The Challenges of Scaling Quickly
Today, largely thanks to Whole Foods, Smári Organics ships to around 20 large warehouses a week using 5 major distribution companies. But scaling so quickly, says Stewart, has come with its own set of challenges:
“In the food business — especially yogurt — you need a lot of product to succeed. When you make a 1,000 gallon batch, that produces about 150 gallons of yogurt, or 500 cases of finished product. That’s a pretty big loss of initial ingredient, and input cost is high. We prefer to make 4,000 gallon batches that produce 2,000 cases of product — about $30k worth. That’s the bare minimum you can make before you can possibly think of any margins.”
Smári’s first Whole Foods shipment leaving the dairy warehouse (December, 2012)
In addition, Whole Foods has pushed Smári to adopt certain labels, in order to sell more units.
“We didn’t necessarily intend for Smári to be a kosher, gluten free, or grass-fed company, but Whole Foods thought those labels would entice more people to buy the yogurt,” says Stewart. “They push producers to adapt certain labels, and go through the certification processes.” In doing so, the chain has influenced how products are marketed — on its shelves and beyond.
As a smaller product in larger stores, Smári also must compete in a market that Stewart calls a “kleptocracy.” When courting a major grocery outlet, a company must pay slotting fees — or fees the outlet charges to stock a product on its shelves. These range from $25,000 for regional stores, to more than $250,000 in “high demand markets.” The company must not only pay this fee, but give the store cases of free product (called “free fill”), that the store then sells at full price and pockets the profit on. To date, Smári has spent $327,000 on these costs.
In an effort to market niche goods, a store will also often overextend its discount periods — for instance, marking down a product 25% for four weeks, when the initial agreement with the distributor was for one or two weeks. The margin, in these cases, is pocketed by the store. Ultimately, Stewart says these tactics benefit the food business’s “big players,” while harming the little guys.

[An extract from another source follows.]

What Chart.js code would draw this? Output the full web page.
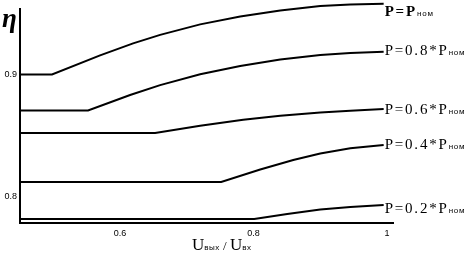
<!DOCTYPE html>
<html><head><meta charset="utf-8">
<style>html,body{margin:0;padding:0;background:#fff}canvas{display:block}</style>
<script src="https://cdn.jsdelivr.net/npm/chart.js@4/dist/chart.umd.min.js"></script>
</head><body>
<canvas id="c" width="470" height="253"></canvas>
<script>
// ---- data ----
const xTicks = [0.6, 0.8, 1];
const yTicks = [0.8, 0.9];
const labelMain = ['P=P', 'P=0.8*P', 'P=0.6*P', 'P=0.4*P', 'P=0.2*P'];
const labelSub = 'ном';

const xP100 = [0.45, 0.498, 0.57, 0.6195, 0.66, 0.72, 0.78, 0.84, 0.90, 0.945, 0.995];
const yP100 = [0.900, 0.900, 0.9157, 0.9255, 0.9325, 0.9411, 0.9476, 0.9525, 0.9561, 0.9574, 0.9580];

const xP80 = [0.45, 0.552, 0.615, 0.66, 0.72, 0.78, 0.84, 0.90, 0.945, 0.995];
const yP80 = [0.8705, 0.8705, 0.8832, 0.8913, 0.9002, 0.9070, 0.9123, 0.9159, 0.9176, 0.9187];

const xP60 = [0.45, 0.6525, 0.72, 0.7845, 0.84, 0.90, 0.945, 0.995];
const yP60 = [0.852, 0.852, 0.8580, 0.8629, 0.8662, 0.8689, 0.8703, 0.8717];

const xP40 = [0.45, 0.7515, 0.81, 0.8595, 0.90, 0.945, 0.995];
const yP40 = [0.8119, 0.8119, 0.8221, 0.8300, 0.8353, 0.8395, 0.8422];

const xP20 = [0.45, 0.801, 0.8505, 0.90, 0.945, 0.995];
const yP20 = [0.7816, 0.7816, 0.7857, 0.7893, 0.7915, 0.7930];

const seriesX = [xP100, xP80, xP60, xP40, xP20];
const seriesY = [yP100, yP80, yP60, yP40, yP20];

// ---- styling ----
const labelBaseDy = [12, 3, 5, 4, 8];
const SERIF = '"Liberation Serif", "Times New Roman", serif';
const SANS = '"Liberation Sans", Arial, sans-serif';

function drawRich(ctx, x, y, parts) {
  for (const p of parts) {
    ctx.font = p.font;
    ctx.letterSpacing = p.ls || '0px';
    ctx.fillText(p.t, x, y + (p.dy || 0));
    x += ctx.measureText(p.t).width;
  }
  ctx.letterSpacing = '0px';
}

const textPlugin = {
  id: 'texts',
  afterDraw(chart) {
    const ctx = chart.ctx;
    ctx.save();
    ctx.fillStyle = '#000';
    ctx.textAlign = 'left';
    ctx.textBaseline = 'alphabetic';
    chart.data.datasets.forEach((ds, i) => {
      const meta = chart.getDatasetMeta(i);
      const pt = meta.data[meta.data.length - 1];
      const bx = pt.x + 1, by = pt.y + labelBaseDy[i];
      const bold = i === 0 ? 'bold ' : '';
      drawRich(ctx, bx, by, [
        {t: labelMain[i], font: bold + '15px ' + SERIF, ls: '1.8px'},
        {t: labelSub, font: '8px ' + SANS, ls: '0.8px'}
      ]);
    });
    // eta
    ctx.font = 'bold italic 27px ' + SERIF;
    ctx.fillText('η', 2, 27);
    // x title
    drawRich(ctx, 192, 250, [
      {t: 'U', font: '17px ' + SERIF},
      {t: 'вых', font: '8px ' + SANS, ls: '0.5px'},
      {t: ' / ', font: '13px ' + SERIF},
      {t: 'U', font: '17px ' + SERIF},
      {t: 'вх', font: '8px ' + SANS, ls: '0.5px'}
    ]);
    ctx.restore();
  }
};

new Chart(document.getElementById('c'), {
  type: 'scatter',
  data: {
    datasets: seriesX.map((xs, i) => ({
      label: labelMain[i] + labelSub,
      data: xs.map((x, j) => ({x: x, y: seriesY[i][j]})),
      showLine: true,
      borderColor: '#000',
      borderWidth: 2,
      pointRadius: 0,
      tension: 0,
      clip: false,
      fill: false
    }))
  },
  options: {
    responsive: false,
    animation: false,
    devicePixelRatio: 1,
    layout: {padding: {left: 0, right: 77, top: 9, bottom: 0}},
    plugins: {legend: {display: false}, tooltip: {enabled: false}},
    scales: {
      x: {
        type: 'linear', min: 0.45, max: 1.009,
        grid: {display: false, drawTicks: false},
        border: {display: true, color: '#000', width: 2},
        afterBuildTicks: s => { s.ticks = xTicks.map(v => ({value: v})); },
        afterFit: s => { s.height = 30; },
        ticks: {color: '#000', font: {family: 'Liberation Sans', size: 9}, padding: 5,
                maxRotation: 0, autoSkip: false,
                callback: v => v === 1 ? '1' : v.toFixed(1)}
      },
      y: {
        type: 'linear', min: 0.7783, max: 0.9537,
        grid: {display: false, drawTicks: false},
        border: {display: true, color: '#000', width: 2},
        afterBuildTicks: s => { s.ticks = yTicks.map(v => ({value: v})); },
        afterFit: s => { s.width = 20; },
        ticks: {color: '#000', font: {family: 'Liberation Sans', size: 9}, padding: 3,
                autoSkip: false, callback: v => v.toFixed(1)}
      }
    }
  },
  plugins: [textPlugin]
});
</script>
</body></html>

A note left on the doorstep of Smári Organic’s fan Petaluma (Northern California) headquarters
“Building a food brand costs a lot more than it should,” he says. “The big players in food — Nestle, Unilever, Dannon — aren’t as impacted by these things: they have the budget and marketing muscle to put a product on 30,000 shelves all at once, and have a 3,000 person sales team to sell it.”
Luckily, Whole Foods is in the rarified group of big stores (along with Walmart and Costco), that does not charge slotting fees, or demand free crates of product. Instead, the store relies on testing the waters with products at a regional level, before committing to them on a national scale (in this sense, Smári is an anomaly).
Additionally, there is a incalculable value to being a small food brand that comes in the form of being a part of a special community.
“At the end of the day, I like making a product that my family and friends can buy locally, and that I can feed to my kids,” says Stewart. “It makes me feel like what I do for a living has a tangible, positive impact on people’s lives."